(TO BE DONE): Identify the lines that contain the word "this", then copy them.

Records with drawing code
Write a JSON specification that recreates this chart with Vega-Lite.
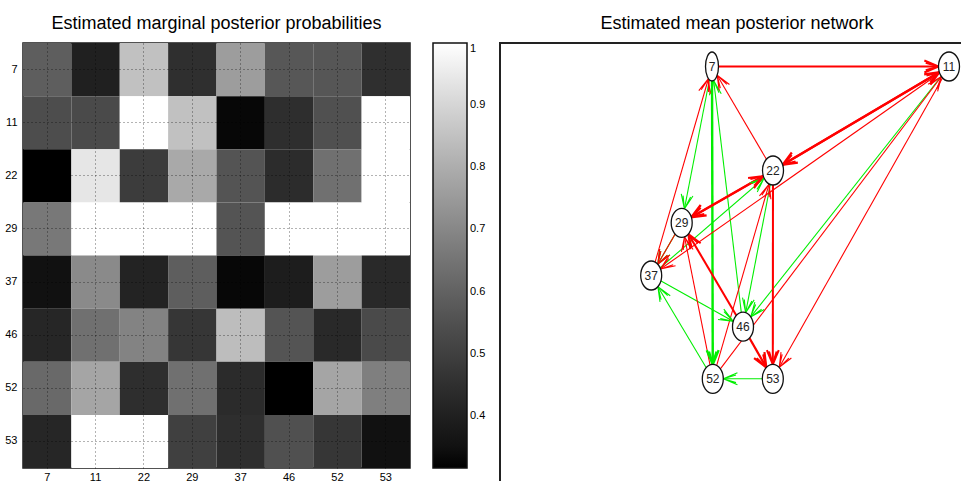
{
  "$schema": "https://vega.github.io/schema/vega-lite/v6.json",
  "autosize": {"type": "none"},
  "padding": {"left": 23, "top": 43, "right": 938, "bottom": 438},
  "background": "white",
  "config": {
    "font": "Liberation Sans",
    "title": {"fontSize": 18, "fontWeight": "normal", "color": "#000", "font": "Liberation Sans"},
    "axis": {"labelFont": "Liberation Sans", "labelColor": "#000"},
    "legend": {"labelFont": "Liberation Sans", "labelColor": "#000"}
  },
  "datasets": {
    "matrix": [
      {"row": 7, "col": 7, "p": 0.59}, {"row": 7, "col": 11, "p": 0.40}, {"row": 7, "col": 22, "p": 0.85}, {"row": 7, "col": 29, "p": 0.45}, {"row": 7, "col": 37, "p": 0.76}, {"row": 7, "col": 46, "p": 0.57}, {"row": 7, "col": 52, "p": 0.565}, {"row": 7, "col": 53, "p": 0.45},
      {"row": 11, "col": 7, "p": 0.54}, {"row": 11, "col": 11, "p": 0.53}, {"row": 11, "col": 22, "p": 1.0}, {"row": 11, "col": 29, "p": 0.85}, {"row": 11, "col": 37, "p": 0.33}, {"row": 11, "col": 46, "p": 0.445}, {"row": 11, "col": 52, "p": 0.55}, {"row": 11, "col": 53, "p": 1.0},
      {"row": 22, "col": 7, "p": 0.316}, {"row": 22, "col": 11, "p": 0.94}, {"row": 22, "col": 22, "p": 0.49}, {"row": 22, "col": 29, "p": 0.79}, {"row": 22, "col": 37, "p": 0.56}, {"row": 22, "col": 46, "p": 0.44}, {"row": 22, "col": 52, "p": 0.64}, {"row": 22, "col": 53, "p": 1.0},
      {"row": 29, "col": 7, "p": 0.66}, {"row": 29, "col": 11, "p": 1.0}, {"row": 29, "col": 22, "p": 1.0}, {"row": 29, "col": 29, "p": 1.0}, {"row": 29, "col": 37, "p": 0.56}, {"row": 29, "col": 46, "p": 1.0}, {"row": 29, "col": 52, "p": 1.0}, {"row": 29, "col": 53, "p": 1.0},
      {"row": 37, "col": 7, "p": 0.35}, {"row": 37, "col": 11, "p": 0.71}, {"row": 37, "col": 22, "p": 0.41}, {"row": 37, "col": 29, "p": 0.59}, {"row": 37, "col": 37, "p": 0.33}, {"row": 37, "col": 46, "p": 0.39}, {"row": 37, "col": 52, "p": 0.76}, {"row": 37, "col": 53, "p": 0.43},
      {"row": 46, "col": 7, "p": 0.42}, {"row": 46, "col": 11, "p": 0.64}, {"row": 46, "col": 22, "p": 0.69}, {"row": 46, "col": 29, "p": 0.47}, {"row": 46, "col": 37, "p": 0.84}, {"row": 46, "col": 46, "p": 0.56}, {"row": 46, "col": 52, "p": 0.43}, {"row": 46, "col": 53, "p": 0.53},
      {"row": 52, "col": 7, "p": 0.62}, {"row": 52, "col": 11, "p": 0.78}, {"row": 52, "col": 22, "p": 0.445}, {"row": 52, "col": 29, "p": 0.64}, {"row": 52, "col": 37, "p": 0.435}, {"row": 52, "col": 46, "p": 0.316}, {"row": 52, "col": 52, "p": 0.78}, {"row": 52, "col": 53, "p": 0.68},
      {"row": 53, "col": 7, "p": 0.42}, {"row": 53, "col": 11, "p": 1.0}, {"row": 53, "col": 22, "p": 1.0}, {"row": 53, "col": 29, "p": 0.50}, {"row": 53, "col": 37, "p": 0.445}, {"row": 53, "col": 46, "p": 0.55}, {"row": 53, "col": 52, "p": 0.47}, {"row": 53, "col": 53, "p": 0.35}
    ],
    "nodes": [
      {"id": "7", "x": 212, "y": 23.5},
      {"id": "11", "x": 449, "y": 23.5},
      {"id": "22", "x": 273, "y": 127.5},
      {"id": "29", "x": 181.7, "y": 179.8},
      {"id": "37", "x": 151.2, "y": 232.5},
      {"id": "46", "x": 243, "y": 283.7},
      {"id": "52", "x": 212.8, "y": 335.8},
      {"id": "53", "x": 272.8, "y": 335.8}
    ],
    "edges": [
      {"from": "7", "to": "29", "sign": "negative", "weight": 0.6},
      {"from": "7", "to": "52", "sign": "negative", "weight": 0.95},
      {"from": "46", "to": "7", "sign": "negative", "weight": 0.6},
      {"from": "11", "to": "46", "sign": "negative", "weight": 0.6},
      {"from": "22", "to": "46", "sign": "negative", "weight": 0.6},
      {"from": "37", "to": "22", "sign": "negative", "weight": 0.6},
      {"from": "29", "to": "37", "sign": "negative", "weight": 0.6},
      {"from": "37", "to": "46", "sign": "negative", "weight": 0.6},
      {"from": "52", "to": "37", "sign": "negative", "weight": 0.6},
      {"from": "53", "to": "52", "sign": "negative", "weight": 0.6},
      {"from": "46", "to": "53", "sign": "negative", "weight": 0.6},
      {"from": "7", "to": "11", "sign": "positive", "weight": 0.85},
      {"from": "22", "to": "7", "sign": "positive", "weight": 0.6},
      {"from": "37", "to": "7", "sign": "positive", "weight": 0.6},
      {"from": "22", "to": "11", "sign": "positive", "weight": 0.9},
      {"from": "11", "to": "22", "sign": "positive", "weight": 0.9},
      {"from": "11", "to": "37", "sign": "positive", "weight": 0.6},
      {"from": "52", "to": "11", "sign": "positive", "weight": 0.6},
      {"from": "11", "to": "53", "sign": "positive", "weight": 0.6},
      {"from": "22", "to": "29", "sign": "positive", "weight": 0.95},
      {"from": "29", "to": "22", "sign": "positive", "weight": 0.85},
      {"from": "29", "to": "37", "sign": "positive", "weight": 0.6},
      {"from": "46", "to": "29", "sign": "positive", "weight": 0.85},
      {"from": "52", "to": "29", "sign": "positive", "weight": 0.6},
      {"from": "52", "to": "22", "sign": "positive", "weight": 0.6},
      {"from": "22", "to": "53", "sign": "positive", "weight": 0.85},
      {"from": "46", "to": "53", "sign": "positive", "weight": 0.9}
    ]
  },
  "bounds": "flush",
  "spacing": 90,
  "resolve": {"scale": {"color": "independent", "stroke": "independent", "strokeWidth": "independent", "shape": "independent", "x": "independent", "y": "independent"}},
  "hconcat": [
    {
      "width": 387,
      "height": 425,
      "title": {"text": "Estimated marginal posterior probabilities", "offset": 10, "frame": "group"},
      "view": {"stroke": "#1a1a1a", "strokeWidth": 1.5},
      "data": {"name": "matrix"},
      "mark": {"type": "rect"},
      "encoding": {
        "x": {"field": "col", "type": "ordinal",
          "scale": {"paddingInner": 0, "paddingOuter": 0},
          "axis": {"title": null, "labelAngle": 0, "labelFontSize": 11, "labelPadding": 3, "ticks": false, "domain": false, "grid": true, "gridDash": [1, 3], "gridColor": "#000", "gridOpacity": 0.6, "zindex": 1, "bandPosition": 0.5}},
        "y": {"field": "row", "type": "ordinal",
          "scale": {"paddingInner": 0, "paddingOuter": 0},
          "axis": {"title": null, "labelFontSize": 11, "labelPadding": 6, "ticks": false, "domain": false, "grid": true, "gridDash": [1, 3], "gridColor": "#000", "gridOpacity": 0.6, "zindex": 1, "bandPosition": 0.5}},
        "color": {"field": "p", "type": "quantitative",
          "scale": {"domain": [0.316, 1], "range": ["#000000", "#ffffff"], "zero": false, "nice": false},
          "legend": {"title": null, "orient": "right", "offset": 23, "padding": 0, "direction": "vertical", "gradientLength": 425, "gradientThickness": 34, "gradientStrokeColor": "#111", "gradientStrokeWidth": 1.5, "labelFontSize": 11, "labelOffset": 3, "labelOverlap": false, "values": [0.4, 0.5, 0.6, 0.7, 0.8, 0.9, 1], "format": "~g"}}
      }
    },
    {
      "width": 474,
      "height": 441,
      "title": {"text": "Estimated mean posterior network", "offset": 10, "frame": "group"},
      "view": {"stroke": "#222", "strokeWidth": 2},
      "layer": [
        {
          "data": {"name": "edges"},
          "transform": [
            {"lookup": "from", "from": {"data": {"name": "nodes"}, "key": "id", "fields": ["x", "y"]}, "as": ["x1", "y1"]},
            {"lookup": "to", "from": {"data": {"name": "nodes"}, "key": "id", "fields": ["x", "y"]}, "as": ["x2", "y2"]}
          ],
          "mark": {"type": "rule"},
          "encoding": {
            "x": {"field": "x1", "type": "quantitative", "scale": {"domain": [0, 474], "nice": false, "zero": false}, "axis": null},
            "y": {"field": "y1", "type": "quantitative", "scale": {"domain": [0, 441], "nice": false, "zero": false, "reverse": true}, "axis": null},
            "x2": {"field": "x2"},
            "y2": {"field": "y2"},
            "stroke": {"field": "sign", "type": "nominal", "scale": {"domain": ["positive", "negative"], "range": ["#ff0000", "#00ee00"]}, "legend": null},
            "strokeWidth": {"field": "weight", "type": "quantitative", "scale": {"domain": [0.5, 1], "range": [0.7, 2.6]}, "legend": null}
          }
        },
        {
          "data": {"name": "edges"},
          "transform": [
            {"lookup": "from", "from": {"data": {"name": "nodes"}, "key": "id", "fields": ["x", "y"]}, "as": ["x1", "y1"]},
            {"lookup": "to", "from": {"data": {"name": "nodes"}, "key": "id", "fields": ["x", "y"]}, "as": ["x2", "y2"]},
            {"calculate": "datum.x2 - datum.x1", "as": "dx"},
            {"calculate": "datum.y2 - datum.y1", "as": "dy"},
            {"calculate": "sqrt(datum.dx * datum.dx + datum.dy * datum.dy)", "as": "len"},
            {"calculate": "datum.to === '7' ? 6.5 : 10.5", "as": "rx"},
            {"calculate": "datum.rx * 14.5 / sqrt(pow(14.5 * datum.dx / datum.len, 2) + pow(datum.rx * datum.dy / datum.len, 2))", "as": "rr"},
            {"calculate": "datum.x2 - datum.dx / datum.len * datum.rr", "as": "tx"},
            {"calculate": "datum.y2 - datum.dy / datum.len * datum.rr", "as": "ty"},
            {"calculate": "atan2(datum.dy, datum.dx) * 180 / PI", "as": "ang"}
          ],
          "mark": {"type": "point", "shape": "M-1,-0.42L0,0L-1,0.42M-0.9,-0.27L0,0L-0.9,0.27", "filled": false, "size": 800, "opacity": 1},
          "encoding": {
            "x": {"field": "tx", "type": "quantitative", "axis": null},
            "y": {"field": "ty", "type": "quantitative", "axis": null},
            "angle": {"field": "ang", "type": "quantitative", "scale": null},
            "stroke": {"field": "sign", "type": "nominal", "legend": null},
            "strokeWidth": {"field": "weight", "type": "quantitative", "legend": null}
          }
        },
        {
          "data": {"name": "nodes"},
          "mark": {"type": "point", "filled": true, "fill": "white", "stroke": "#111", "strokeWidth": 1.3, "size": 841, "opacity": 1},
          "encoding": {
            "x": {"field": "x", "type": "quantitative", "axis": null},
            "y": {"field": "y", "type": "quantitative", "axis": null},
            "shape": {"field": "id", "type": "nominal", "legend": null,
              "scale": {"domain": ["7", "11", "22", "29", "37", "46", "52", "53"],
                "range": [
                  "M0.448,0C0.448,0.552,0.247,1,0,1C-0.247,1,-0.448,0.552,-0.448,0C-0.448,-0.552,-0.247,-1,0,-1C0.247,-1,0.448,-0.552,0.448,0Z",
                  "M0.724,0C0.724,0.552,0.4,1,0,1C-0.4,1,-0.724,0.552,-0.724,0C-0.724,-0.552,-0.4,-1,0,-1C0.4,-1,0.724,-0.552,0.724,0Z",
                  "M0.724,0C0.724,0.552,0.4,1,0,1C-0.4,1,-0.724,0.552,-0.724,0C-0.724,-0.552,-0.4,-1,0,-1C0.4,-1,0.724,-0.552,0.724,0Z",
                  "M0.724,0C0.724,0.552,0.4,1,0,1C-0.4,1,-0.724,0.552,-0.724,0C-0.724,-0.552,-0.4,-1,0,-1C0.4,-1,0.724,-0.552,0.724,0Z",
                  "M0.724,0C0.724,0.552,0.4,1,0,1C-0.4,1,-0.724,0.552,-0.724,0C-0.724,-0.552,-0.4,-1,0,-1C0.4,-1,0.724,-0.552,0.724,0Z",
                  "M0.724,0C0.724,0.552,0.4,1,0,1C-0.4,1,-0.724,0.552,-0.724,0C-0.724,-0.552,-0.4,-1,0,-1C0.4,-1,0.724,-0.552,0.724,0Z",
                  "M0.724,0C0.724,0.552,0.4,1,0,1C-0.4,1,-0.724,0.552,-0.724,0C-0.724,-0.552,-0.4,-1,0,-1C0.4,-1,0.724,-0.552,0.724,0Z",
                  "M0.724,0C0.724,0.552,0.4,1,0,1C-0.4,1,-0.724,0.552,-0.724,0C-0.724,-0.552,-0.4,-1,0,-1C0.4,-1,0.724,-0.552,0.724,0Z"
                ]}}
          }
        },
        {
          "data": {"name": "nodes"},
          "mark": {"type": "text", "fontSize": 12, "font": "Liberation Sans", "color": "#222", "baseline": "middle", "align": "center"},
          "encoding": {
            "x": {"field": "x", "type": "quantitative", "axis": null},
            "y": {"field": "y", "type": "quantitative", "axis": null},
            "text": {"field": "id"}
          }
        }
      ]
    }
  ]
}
---
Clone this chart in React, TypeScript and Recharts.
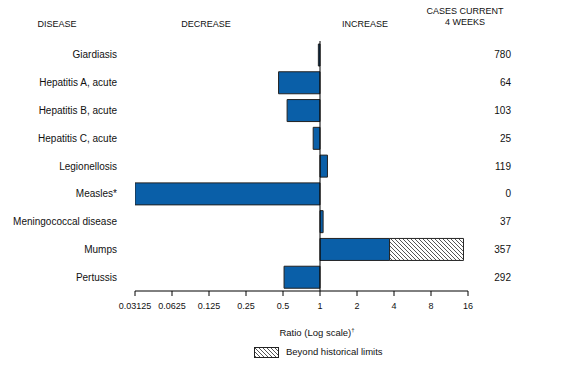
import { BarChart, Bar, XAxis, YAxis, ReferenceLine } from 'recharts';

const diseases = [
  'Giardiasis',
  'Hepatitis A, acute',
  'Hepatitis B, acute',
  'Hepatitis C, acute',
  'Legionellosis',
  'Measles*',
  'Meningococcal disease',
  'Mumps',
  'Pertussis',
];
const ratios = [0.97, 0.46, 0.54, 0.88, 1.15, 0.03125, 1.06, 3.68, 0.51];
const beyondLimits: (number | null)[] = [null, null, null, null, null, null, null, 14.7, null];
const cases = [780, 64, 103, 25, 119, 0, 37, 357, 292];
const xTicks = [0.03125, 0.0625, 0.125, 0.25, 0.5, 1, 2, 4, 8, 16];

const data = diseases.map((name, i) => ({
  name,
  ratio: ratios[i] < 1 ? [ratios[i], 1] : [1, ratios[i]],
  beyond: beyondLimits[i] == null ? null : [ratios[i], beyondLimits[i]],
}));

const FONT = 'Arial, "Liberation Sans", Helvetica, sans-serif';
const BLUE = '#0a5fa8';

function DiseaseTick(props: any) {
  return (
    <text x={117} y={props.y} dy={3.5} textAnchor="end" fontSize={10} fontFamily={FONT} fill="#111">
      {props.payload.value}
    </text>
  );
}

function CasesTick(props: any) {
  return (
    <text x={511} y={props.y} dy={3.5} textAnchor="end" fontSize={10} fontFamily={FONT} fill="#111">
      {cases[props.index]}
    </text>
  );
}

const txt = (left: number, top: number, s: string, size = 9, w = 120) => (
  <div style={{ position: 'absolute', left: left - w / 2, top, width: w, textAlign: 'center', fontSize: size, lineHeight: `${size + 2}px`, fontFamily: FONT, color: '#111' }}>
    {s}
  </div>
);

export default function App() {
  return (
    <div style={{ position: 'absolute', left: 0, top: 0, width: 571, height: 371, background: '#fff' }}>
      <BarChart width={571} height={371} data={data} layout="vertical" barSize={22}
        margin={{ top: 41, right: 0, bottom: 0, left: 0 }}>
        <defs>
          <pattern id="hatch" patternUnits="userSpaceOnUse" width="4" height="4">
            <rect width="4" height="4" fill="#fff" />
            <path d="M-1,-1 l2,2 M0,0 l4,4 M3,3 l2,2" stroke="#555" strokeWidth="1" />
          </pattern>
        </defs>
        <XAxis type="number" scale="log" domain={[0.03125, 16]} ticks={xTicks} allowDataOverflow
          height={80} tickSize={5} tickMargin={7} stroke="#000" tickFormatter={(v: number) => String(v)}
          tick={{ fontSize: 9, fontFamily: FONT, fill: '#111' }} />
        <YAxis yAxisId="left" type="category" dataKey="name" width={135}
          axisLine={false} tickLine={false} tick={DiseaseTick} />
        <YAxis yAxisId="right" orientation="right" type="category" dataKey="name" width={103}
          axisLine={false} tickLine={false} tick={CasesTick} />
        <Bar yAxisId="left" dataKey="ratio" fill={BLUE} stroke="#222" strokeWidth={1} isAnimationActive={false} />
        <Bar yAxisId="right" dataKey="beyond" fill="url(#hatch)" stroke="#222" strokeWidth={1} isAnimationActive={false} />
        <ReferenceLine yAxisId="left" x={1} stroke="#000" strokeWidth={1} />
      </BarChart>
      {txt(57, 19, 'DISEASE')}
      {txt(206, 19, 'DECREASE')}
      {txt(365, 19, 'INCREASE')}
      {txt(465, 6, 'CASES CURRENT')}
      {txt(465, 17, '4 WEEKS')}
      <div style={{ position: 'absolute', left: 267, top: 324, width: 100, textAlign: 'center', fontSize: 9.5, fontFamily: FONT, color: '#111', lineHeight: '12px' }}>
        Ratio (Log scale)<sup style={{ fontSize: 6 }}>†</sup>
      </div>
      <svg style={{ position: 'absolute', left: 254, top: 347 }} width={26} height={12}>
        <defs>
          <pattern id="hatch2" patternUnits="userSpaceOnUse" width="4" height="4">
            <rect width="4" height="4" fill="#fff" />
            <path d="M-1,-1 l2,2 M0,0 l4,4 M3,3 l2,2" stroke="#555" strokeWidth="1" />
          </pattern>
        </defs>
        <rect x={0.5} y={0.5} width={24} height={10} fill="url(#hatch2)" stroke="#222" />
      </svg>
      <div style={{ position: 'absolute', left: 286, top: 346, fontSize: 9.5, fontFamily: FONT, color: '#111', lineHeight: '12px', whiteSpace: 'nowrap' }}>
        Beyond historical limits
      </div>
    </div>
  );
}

(RESULT):
Write a JSON specification that recreates this chart with Vega-Lite.
Clone this chart in React, TypeScript and Recharts.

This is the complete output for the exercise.